When two Georgian journalists were detained in Abkhazia in February, Saakashvili threatened to send in police forces to intervene. Although the journalists were released without incident, Saakashvili's remarks did little to advance the peace process.

Another signal comes from Georgia's defense spending, which has risen exponentially in the past several years. Tbilisi has defended the buildup by pointing to its NATO aspirations and an overall rise in military spending in its South Caucasus neighbors, Armenia and Azerbaijan. But to the breakaway regions and Moscow, the trend can interpreted as a threat that Tbilisi may be preparing to reclaim Abkhazia and South Ossetia by force.

Temur Iakobashvili, the new state minister for reintegration, is on the front lines of Georgia's struggle to reclaim its breakaway regions. He defends Tbilisi's approach to Abkhazia and South Ossetia, saying that while a peaceful resolution to the conflicts is the only option, Georgia must use both carrots in sticks in its approach.

"I think the government has acted in a fairly coordinated manner. The fact that the military component is growing in the country does not mean that we are declaring war," says Iakobashvili, who has held the post since January. "There is no point to negotiations if you're holding only candy, and no whip. This is an important element in being taken seriously. It doesn't necessarily mean I'm going to use the whip. The main thing is that this whip be controlled by public and political forces, so that its use doesn't come down to the whim of a single person."

Common Ground?

Since coming to power in 2004, Saakashvili has made restoration of his country's territorial integrity a keystone of his presidential agenda. Many observers, however, suggest such an approach is misguided. Irakli Tabliashvili, the chairman of Abxaz-Info, a nongovernmental association that supports media and information projects promoting a peaceful resolution of the conflict, says Georgian negotiators would do well to focus their efforts not on reintegration, but on a more gradual course of reconciliation with the Abkhaz.

"We need to distinguish between conflict resolution and restoration of territorial integrity," says Tabliashvili, who earlier led the information department of Abkhazia's government-in-exile, a holdover from Abkhazia's Soviet-era status as an autonomous republic and the only Abkhaz government structure recognized by Tbilisi. "The latter can still be achieved by Georgia's armed forces, and maybe the refugees can return as well.

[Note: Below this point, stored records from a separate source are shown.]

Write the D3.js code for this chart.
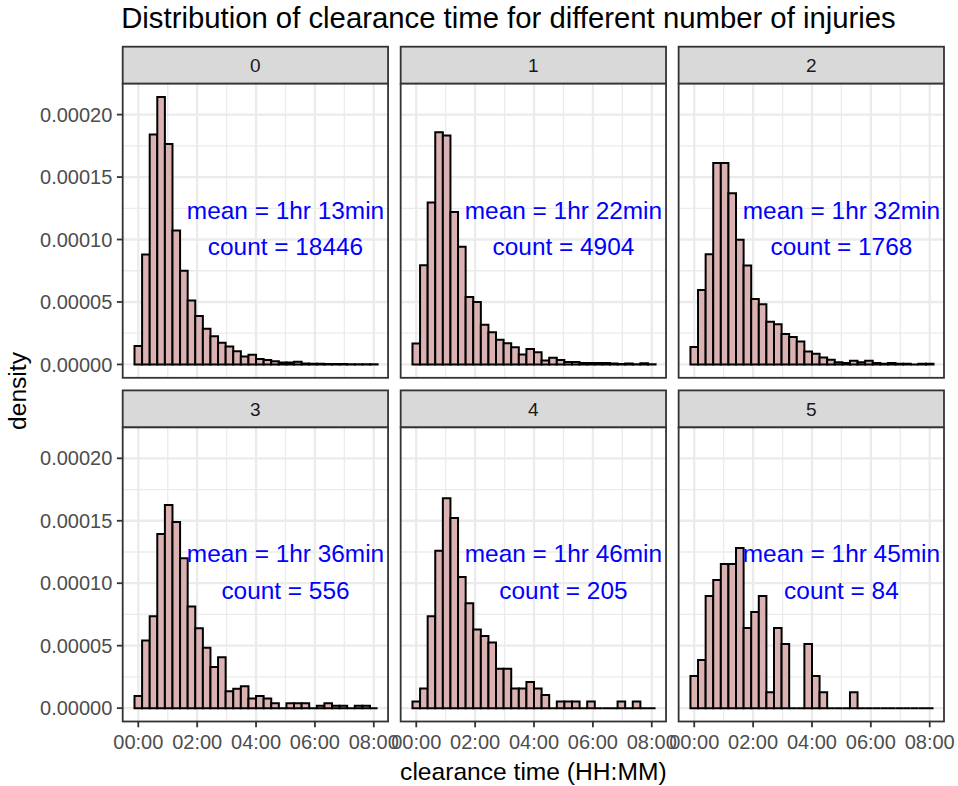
<!DOCTYPE html>
<html>
<head>
<meta charset="utf-8">
<script src="https://cdn.jsdelivr.net/npm/d3@7"></script>
<style>
  html, body { margin: 0; padding: 0; background: #ffffff; }
  svg { display: block; font-family: "Liberation Sans", Arial, sans-serif; }
</style>
</head>
<body>
<svg id="chart" width="958" height="786"></svg>
<script>
// Facet levels: number of injuries per incident
const injuryLevels = ["0", "1", "2", "3", "4", "5"];
// Incidents per facet
const totalCounts = [18446, 4904, 1768, 556, 205, 84];
// Mean clearance time per facet
const meanLabels = ["1hr 13min", "1hr 22min", "1hr 32min", "1hr 36min", "1hr 46min", "1hr 45min"];

// Incidents per histogram bin (32 bins from 00:00 to 08:00)
const binCounts0 = [252, 1508, 3154, 3668, 3025, 1838, 1284, 877, 666, 489, 385, 299, 247, 181, 110, 134,
                    75, 62, 43, 26, 26, 38, 14, 10, 9, 5, 7, 5, 3, 2, 2, 2];
const binCounts1 = [76, 362, 591, 847, 835, 556, 429, 246, 228, 145, 117, 90, 77, 63, 36, 56,
                    44, 14, 24, 16, 9, 9, 5, 5, 5, 5, 3, 2, 3, 1, 4, 1];
const binCounts2 = [23, 98, 145, 265, 265, 225, 164, 130, 86, 79, 56, 53, 40, 36, 30, 17,
                    14, 9, 6, 3, 2, 5, 3, 5, 2, 1, 2, 1, 1, 0, 1, 1];
const binCounts3 = [5, 28, 38, 72, 84, 77, 62, 42, 33, 25, 17, 21, 7, 8, 9, 4,
                    5, 4, 2, 0, 2, 2, 2, 0, 1, 2, 1, 1, 0, 1, 1, 0];
const binCounts4 = [1, 3, 14, 24, 32, 29, 20, 16, 12, 11, 10, 6, 6, 3, 3, 4,
                    3, 2, 0, 1, 1, 1, 0, 1, 0, 0, 0, 1, 0, 1, 0, 0];
const binCounts5 = [2, 3, 7, 8, 9, 9, 10, 5, 6, 7, 1, 5, 4, 0, 0, 4,
                    2, 1, 0, 0, 0, 1, 0, 0, 0, 0, 0, 0, 0, 0, 0, 0];

// Axis ticks
const xTickHours = [0, 2, 4, 6, 8];
const xTickLabels = ["00:00", "02:00", "04:00", "06:00", "08:00"];
const xMinorHours = [1, 3, 5, 7];
const yTickValues = [0, 0.00005, 0.0001, 0.00015, 0.0002];
const yTickLabels = ["0.00000", "0.00005", "0.00010", "0.00015", "0.00020"];
const yMinorValues = [0.000025, 0.000075, 0.000125, 0.000175];

// Text
const titleText = "Distribution of clearance time for different number of injuries";
const xTitle = "clearance time (HH:MM)";
const yTitle = "density";

const allBinCounts = [binCounts0, binCounts1, binCounts2, binCounts3, binCounts4, binCounts5];
const nBins = binCounts0.length;
const binHours = 8 / (nBins - 1);
const binSeconds = binHours * 3600;
const annotationHour = 5;
const annotationDensity = 0.00011;

// Histogram density (per second) for each facet
const panels = injuryLevels.map((lvl, i) => {
  const n = totalCounts[i];
  const bins = allBinCounts[i].map((c, k) => ({
    x0: k * binHours - binHours / 2,
    x1: k * binHours + binHours / 2,
    density: c / (n * binSeconds)
  }));
  return { level: lvl, n, mean: meanLabels[i], bins };
});

// Layout
const area = { left: 122.7, right: 944, top: 46.7, bottom: 721.5 };
const gap = 12.6, stripH = 37, nCol = 3, nRow = 2;
const panelW = (area.right - area.left - gap * (nCol - 1)) / nCol;
const panelH = (area.bottom - area.top - gap * (nRow - 1)) / nRow - stripH;
const tickLen = 5.8;
const tickFont = 20;

const yMax = d3.max(panels, p => d3.max(p.bins, b => b.density));
const x = d3.scaleLinear().domain([-0.53, 8.485]).range([0, panelW]);
const y = d3.scaleLinear().domain([-0.05 * yMax, 1.05 * yMax]).range([panelH, 0]);

const svg = d3.select("#chart");
svg.append("rect").attr("width", 958).attr("height", 786).attr("fill", "#ffffff");

// Title
svg.append("text")
  .attr("x", area.left - 1.5).attr("y", 28)
  .attr("font-size", 29.3).attr("fill", "#000")
  .text(titleText);

const defs = svg.append("defs");
defs.append("clipPath").attr("id", "panel-clip")
  .append("rect").attr("width", panelW).attr("height", panelH);

panels.forEach((p, i) => {
  const col = i % nCol, row = Math.floor(i / nCol);
  const px = area.left + col * (panelW + gap);
  const py = area.top + row * (panelH + stripH + gap);

  // Strip
  const strip = svg.append("g").attr("transform", `translate(${px},${py})`);
  strip.append("rect")
    .attr("width", panelW).attr("height", stripH)
    .attr("fill", "#D9D9D9").attr("stroke", "#333333").attr("stroke-width", 1.8);
  strip.append("text")
    .attr("x", panelW / 2).attr("y", stripH / 2).attr("dy", "0.36em")
    .attr("text-anchor", "middle").attr("font-size", 19).attr("fill", "#1A1A1A")
    .text(p.level);

  const g = svg.append("g").attr("transform", `translate(${px},${py + stripH})`);
  const inner = g.append("g").attr("clip-path", "url(#panel-clip)");
  inner.append("rect").attr("width", panelW).attr("height", panelH).attr("fill", "#ffffff");

  // Grid
  inner.selectAll(".gx-minor").data(xMinorHours).join("line")
    .attr("x1", d => x(d)).attr("x2", d => x(d)).attr("y1", 0).attr("y2", panelH)
    .attr("stroke", "#EBEBEB").attr("stroke-width", 1.3);
  inner.selectAll(".gy-minor").data(yMinorValues).join("line")
    .attr("x1", 0).attr("x2", panelW).attr("y1", d => y(d)).attr("y2", d => y(d))
    .attr("stroke", "#EBEBEB").attr("stroke-width", 1.3);
  inner.selectAll(".gx-major").data(xTickHours).join("line")
    .attr("x1", d => x(d)).attr("x2", d => x(d)).attr("y1", 0).attr("y2", panelH)
    .attr("stroke", "#EBEBEB").attr("stroke-width", 2.3);
  inner.selectAll(".gy-major").data(yTickValues).join("line")
    .attr("x1", 0).attr("x2", panelW).attr("y1", d => y(d)).attr("y2", d => y(d))
    .attr("stroke", "#EBEBEB").attr("stroke-width", 2.3);

  // Histogram bars (zero-height bins still draw their outline)
  inner.selectAll(".bar").data(p.bins).join("path")
    .attr("d", b => {
      const x0 = x(b.x0), x1 = x(b.x1), y0 = y(0), y1 = y(b.density);
      return `M${x0},${y0}V${y1}H${x1}V${y0}Z`;
    })
    .attr("fill", "#DBB2B2").attr("stroke", "#000000").attr("stroke-width", 2)
    .attr("stroke-linejoin", "miter");

  // Annotation
  const ax = x(annotationHour), ay = y(annotationDensity);
  g.append("text")
    .attr("x", ax).attr("y", ay - 8.5)
    .attr("text-anchor", "middle").attr("font-size", 24.4).attr("fill", "#0000FF")
    .text(`mean = ${p.mean}`);
  g.append("text")
    .attr("x", ax).attr("y", ay + 28)
    .attr("text-anchor", "middle").attr("font-size", 24.4).attr("fill", "#0000FF")
    .text(`count = ${p.n}`);

  // Panel border
  g.append("rect").attr("width", panelW).attr("height", panelH)
    .attr("fill", "none").attr("stroke", "#333333").attr("stroke-width", 1.8);

  // Y axis on the left column
  if (col === 0) {
    g.selectAll(".ytick").data(yTickValues).join("line")
      .attr("x1", -tickLen).attr("x2", 0).attr("y1", d => y(d)).attr("y2", d => y(d))
      .attr("stroke", "#333333").attr("stroke-width", 1.8);
    g.selectAll(".ylab").data(yTickValues).join("text")
      .attr("x", -tickLen - 4.6).attr("y", d => y(d)).attr("dy", "0.36em")
      .attr("text-anchor", "end").attr("font-size", tickFont).attr("fill", "#4D4D4D")
      .text((d, j) => yTickLabels[j]);
  }
  // X axis on the bottom row
  if (row === nRow - 1) {
    g.selectAll(".xtick").data(xTickHours).join("line")
      .attr("x1", d => x(d)).attr("x2", d => x(d)).attr("y1", panelH).attr("y2", panelH + tickLen)
      .attr("stroke", "#333333").attr("stroke-width", 1.8);
    g.selectAll(".xlab").data(xTickHours).join("text")
      .attr("x", d => x(d)).attr("y", panelH + 28)
      .attr("text-anchor", "middle").attr("font-size", tickFont).attr("fill", "#4D4D4D")
      .text((d, j) => xTickLabels[j]);
  }
});

// Axis titles
svg.append("text")
  .attr("x", (area.left + area.right) / 2).attr("y", 780)
  .attr("text-anchor", "middle").attr("font-size", 24.6).attr("fill", "#000")
  .text(xTitle);
svg.append("text")
  .attr("transform", `translate(26,391) rotate(-90)`)
  .attr("text-anchor", "middle").attr("font-size", 24.6).attr("fill", "#000")
  .text(yTitle);
</script>
</body>
</html>
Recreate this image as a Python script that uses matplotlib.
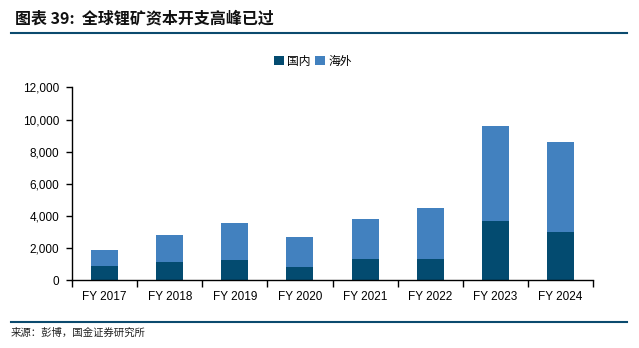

But if this happens in this way, the conflict between ethnic Georgians and ethnic Abkhaz will only deepen."

Abkhaz leader Bagapsh said this week that Abkhazia will never agree to "any broad autonomy status as part of Georgia," adding that authorities in Tbilisi could "spare themselves the trouble" of refining the March offer.

Indeed, observers like Archil Gegeshidze say Georgia's efforts toward resolving the Abkhazia deadlock will never bear fruit until the question of a final status is removed from the equation altogether.

"We should remove this issue from the agenda, postpone its discussion for later, and start talking about other issues that will promote a sense of mutual trust and mutual interests," Gegeshidze says. "We have to assure the Abkhaz that we are able to understand and address their real grievances better than anyone else in the world -- first and foremost Russia. Their proximity to Russia, in the long term, presupposes assimilation and acculturation."